== SOURCE EXCERPT
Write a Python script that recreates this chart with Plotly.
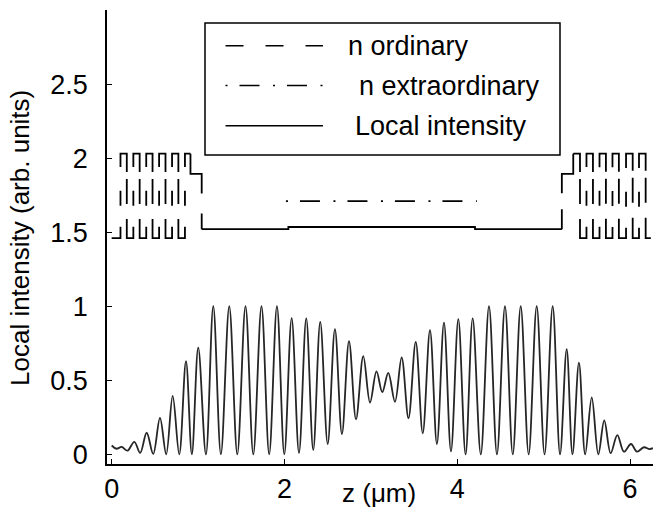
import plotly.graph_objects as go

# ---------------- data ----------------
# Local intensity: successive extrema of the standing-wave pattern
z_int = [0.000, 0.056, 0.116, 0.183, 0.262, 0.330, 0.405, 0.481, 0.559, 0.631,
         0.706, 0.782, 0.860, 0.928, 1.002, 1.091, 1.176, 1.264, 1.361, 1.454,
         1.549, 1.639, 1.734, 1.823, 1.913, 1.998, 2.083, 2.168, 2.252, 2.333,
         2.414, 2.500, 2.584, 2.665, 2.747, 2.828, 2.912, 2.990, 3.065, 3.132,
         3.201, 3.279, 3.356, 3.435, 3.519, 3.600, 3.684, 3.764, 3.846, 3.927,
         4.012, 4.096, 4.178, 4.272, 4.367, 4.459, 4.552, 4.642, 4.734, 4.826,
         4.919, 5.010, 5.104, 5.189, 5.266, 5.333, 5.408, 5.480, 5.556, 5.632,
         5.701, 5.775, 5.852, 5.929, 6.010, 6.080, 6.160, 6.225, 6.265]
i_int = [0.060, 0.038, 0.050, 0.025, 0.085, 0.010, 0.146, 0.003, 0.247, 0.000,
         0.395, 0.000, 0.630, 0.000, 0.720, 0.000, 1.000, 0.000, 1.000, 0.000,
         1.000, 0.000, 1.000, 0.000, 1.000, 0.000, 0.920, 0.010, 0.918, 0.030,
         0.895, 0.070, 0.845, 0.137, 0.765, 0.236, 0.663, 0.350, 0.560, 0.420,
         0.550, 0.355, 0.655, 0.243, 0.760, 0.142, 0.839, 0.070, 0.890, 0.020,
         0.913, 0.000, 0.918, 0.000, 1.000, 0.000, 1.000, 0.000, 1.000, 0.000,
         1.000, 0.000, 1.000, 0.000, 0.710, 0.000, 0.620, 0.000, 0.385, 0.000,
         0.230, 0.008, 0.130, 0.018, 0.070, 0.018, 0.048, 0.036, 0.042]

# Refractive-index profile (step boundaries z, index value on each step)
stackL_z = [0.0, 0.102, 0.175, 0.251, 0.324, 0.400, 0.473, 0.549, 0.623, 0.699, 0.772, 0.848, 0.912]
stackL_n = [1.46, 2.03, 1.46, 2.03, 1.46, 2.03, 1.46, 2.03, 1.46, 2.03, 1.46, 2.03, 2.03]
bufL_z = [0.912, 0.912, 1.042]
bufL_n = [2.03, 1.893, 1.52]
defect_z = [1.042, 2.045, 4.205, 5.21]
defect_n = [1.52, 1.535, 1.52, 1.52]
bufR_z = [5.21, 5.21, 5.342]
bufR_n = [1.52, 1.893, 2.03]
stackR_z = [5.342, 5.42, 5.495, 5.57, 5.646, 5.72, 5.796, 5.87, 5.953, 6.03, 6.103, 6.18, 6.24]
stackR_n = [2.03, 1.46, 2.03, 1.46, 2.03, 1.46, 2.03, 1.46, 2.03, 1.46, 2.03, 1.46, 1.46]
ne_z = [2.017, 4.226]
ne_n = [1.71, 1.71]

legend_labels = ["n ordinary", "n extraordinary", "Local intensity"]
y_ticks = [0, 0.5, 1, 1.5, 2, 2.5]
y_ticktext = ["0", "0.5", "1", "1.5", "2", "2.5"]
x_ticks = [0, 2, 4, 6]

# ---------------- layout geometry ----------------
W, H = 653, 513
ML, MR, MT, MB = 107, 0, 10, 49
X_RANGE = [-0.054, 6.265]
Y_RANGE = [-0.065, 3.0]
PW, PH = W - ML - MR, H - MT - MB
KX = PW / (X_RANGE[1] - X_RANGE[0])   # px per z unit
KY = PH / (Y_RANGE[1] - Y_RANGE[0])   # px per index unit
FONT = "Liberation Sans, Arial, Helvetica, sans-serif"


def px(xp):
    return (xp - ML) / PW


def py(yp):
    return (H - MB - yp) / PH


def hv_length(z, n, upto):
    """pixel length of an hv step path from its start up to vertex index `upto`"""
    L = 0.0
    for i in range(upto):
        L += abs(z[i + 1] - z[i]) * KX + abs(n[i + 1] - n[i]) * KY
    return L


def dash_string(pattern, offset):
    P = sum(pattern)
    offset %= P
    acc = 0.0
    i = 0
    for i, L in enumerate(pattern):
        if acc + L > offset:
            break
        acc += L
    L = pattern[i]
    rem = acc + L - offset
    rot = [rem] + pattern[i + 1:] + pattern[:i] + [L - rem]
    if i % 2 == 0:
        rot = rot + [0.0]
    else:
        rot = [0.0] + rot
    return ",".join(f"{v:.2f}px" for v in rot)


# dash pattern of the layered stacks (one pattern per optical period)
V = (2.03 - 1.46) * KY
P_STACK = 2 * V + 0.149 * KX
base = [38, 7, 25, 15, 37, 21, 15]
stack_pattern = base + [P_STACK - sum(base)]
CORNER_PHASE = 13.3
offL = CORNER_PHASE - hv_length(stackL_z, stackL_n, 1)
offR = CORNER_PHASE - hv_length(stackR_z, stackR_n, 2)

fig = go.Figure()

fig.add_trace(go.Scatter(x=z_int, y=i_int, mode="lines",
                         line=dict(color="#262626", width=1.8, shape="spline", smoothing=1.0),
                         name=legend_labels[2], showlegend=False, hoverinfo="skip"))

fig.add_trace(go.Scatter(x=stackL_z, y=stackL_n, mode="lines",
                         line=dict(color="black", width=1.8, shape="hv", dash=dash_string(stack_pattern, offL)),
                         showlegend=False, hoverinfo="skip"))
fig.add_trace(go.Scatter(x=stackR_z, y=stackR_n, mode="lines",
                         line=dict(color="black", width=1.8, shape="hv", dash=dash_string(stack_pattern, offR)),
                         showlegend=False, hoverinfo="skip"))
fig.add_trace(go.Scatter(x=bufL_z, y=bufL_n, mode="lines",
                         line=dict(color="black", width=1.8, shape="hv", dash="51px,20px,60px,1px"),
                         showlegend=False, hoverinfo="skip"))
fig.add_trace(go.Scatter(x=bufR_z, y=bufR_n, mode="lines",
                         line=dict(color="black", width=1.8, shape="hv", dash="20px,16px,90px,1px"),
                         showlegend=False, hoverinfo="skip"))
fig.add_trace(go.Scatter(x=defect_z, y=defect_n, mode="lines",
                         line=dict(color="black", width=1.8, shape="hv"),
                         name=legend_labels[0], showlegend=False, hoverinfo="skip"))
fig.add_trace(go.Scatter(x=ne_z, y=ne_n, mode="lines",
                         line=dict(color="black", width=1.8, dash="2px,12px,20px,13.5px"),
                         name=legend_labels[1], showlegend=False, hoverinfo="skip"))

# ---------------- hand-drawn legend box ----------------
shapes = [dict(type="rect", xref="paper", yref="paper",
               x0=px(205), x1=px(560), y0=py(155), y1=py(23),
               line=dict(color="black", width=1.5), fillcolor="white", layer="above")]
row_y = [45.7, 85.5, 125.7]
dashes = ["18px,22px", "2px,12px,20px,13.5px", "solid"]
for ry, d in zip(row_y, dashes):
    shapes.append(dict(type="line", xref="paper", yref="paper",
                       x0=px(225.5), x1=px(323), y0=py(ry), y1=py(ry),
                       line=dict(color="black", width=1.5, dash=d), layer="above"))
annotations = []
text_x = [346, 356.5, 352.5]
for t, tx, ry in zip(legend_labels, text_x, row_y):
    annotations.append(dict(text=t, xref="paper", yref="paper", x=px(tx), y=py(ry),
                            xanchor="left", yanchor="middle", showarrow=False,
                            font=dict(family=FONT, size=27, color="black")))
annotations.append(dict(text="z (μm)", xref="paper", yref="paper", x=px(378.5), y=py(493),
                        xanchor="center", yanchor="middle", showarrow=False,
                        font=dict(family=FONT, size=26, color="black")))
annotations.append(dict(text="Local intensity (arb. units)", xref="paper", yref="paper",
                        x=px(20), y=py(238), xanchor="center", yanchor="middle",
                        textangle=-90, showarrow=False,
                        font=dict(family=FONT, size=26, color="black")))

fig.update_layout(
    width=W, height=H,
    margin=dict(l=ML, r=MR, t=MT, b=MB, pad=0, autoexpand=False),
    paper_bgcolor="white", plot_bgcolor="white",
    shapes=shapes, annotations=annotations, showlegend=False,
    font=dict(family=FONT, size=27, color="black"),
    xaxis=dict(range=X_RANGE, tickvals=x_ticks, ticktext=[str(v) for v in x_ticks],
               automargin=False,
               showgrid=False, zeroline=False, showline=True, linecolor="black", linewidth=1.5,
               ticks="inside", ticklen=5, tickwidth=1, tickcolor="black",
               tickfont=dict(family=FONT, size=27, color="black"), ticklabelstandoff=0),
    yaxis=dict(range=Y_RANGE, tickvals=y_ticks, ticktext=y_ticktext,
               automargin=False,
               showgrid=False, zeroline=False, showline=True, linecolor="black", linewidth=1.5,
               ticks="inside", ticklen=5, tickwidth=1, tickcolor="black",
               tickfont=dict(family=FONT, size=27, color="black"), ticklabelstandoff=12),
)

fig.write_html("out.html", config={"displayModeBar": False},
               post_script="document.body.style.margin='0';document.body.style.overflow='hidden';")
====
**THE TASK**
Return only the lines from the start of the data through the line that contains "import plotly.graph_objects as go", please, copying them exactly and omitting all pictures.

**WRITTEN SOLUTION**
Write a Python script that recreates this chart with Plotly.
import plotly.graph_objects as go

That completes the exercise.